▽

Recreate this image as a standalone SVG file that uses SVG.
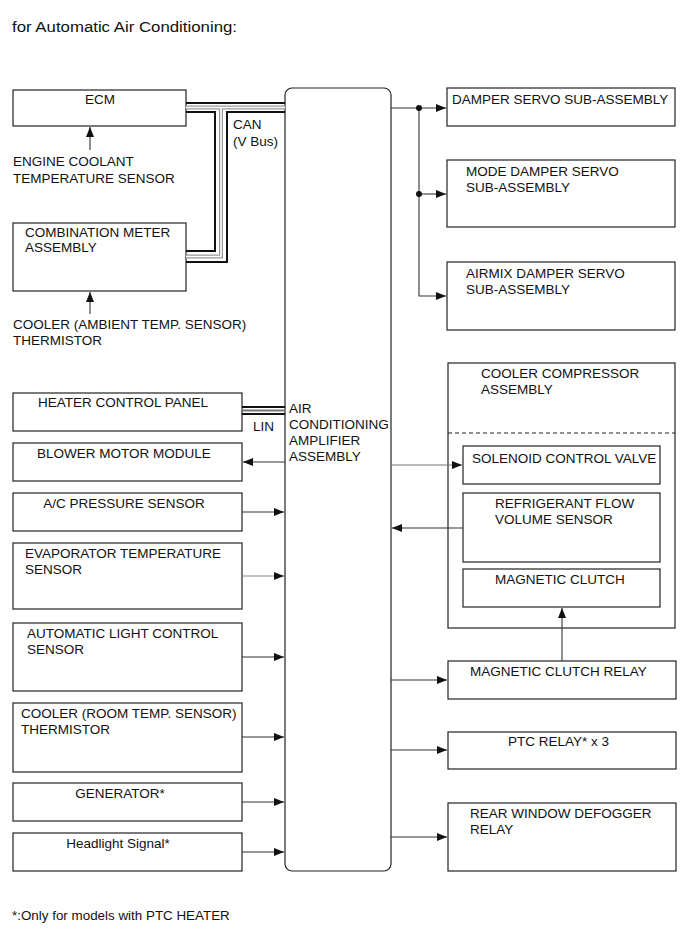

△
▽

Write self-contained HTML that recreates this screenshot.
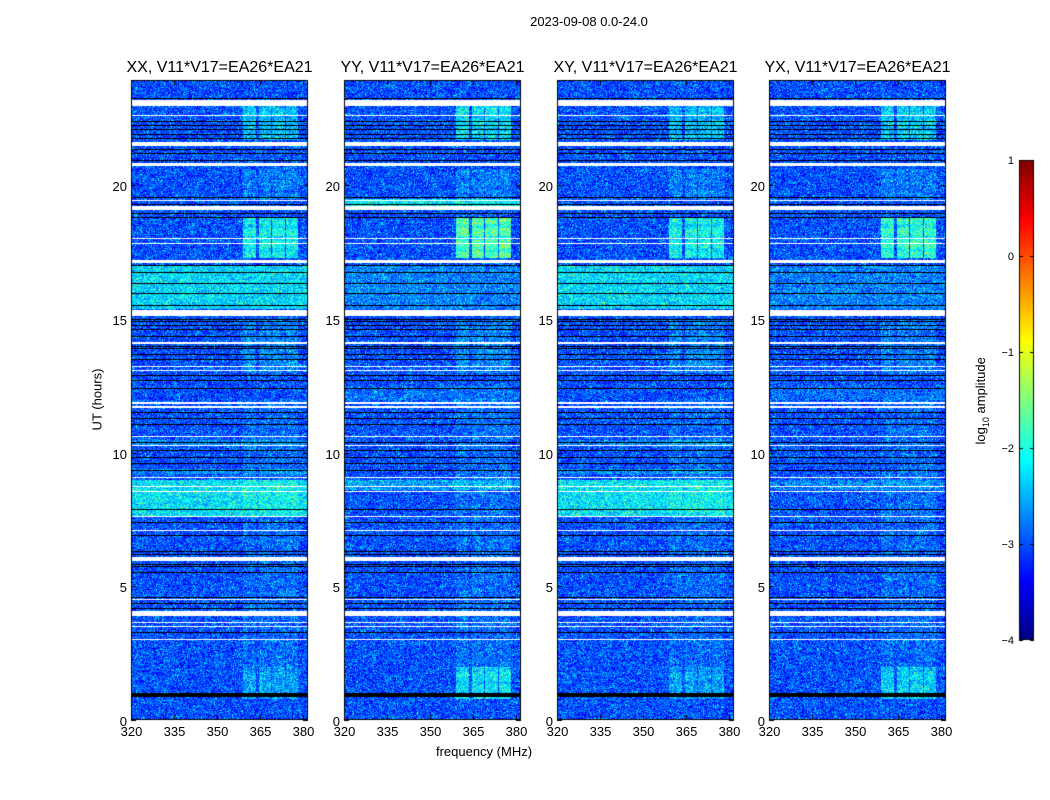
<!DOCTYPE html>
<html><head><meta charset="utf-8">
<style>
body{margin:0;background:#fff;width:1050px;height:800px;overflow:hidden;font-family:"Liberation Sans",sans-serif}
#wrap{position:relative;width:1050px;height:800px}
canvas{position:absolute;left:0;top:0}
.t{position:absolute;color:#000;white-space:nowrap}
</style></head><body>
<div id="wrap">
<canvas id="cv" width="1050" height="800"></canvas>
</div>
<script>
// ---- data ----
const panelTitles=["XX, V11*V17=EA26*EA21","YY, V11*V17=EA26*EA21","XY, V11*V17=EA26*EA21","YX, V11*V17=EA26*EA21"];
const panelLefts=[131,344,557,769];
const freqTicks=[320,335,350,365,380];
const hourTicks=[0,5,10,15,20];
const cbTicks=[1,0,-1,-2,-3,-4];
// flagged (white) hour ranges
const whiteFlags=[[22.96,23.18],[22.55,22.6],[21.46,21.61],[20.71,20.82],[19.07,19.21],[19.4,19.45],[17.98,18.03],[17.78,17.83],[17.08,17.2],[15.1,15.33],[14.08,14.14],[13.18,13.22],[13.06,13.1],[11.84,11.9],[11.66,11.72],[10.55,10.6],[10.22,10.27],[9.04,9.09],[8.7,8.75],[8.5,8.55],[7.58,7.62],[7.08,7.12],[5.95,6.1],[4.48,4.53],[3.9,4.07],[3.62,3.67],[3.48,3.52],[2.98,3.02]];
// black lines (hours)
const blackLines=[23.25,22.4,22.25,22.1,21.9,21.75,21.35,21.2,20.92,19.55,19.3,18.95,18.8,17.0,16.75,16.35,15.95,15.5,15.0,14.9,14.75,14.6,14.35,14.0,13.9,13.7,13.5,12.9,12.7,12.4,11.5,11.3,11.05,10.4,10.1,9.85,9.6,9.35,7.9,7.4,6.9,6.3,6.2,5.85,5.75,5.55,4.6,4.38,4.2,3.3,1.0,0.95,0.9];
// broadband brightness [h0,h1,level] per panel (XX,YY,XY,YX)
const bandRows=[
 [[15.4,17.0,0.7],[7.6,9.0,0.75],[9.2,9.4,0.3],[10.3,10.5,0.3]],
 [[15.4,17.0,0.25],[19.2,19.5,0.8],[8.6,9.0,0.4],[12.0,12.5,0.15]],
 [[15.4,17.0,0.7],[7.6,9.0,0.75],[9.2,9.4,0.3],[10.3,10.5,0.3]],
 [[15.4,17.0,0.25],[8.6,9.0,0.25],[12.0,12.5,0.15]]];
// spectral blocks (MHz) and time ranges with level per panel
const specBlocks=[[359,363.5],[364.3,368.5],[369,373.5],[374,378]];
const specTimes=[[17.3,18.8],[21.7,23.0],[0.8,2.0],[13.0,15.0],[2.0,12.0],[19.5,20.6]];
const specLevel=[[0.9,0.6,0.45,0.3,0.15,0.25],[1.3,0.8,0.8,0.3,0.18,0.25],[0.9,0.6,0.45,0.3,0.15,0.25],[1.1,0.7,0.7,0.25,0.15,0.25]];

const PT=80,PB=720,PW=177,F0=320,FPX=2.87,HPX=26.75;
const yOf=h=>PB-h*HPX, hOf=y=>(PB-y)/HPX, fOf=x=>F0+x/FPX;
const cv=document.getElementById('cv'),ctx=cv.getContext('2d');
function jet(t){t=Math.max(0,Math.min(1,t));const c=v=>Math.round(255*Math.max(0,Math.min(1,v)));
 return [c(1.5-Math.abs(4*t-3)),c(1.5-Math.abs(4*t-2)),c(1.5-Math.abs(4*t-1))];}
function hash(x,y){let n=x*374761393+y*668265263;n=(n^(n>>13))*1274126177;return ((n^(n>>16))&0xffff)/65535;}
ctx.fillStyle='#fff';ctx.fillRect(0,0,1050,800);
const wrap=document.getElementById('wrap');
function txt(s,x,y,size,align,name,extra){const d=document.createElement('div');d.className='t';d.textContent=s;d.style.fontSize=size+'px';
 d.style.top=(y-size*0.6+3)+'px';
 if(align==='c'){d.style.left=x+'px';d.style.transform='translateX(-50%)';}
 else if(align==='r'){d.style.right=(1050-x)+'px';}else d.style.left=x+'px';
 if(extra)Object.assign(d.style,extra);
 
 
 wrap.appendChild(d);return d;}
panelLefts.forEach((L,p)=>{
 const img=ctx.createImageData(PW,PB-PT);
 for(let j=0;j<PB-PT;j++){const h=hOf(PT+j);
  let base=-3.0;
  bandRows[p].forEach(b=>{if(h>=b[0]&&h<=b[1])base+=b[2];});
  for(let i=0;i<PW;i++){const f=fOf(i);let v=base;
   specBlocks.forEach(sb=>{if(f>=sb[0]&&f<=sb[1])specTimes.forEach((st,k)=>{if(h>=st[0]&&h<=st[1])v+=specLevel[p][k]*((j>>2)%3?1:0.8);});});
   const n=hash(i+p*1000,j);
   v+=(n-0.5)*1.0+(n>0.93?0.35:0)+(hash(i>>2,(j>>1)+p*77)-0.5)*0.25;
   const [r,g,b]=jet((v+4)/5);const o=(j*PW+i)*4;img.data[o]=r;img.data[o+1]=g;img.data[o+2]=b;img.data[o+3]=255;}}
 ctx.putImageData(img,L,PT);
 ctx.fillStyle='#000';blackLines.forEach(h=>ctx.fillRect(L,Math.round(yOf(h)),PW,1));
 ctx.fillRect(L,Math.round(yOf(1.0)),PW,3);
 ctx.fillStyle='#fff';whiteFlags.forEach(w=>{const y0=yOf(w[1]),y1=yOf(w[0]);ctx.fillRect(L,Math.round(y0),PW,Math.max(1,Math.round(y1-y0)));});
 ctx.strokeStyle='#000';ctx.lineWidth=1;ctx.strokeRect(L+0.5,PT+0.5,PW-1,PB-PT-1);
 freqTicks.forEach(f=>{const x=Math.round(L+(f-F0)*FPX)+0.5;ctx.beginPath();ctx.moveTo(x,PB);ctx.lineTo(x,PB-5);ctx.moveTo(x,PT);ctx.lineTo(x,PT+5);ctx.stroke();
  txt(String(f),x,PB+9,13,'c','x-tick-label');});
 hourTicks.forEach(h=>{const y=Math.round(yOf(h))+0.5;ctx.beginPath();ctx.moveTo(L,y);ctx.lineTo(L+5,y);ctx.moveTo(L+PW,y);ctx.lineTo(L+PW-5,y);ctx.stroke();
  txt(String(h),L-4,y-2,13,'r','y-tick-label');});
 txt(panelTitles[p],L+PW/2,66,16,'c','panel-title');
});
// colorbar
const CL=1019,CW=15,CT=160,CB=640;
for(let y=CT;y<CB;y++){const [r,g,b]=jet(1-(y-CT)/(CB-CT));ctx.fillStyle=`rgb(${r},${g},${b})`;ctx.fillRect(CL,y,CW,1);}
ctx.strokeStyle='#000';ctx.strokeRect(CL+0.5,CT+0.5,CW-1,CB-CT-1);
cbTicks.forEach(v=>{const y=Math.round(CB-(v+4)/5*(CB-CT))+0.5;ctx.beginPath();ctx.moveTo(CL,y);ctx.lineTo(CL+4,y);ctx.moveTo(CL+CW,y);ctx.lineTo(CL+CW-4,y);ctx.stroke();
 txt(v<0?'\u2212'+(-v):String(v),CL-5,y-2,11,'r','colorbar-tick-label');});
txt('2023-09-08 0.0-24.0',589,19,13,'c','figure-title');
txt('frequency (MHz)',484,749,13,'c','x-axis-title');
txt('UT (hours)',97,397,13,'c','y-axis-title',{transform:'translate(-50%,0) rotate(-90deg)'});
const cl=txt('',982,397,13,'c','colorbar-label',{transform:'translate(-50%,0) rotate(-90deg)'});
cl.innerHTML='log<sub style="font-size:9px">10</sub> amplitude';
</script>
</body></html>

△

▶ [To be done]
How many of the lines above include the string "that"? Answer with the number only.

▶ [Solution below]
2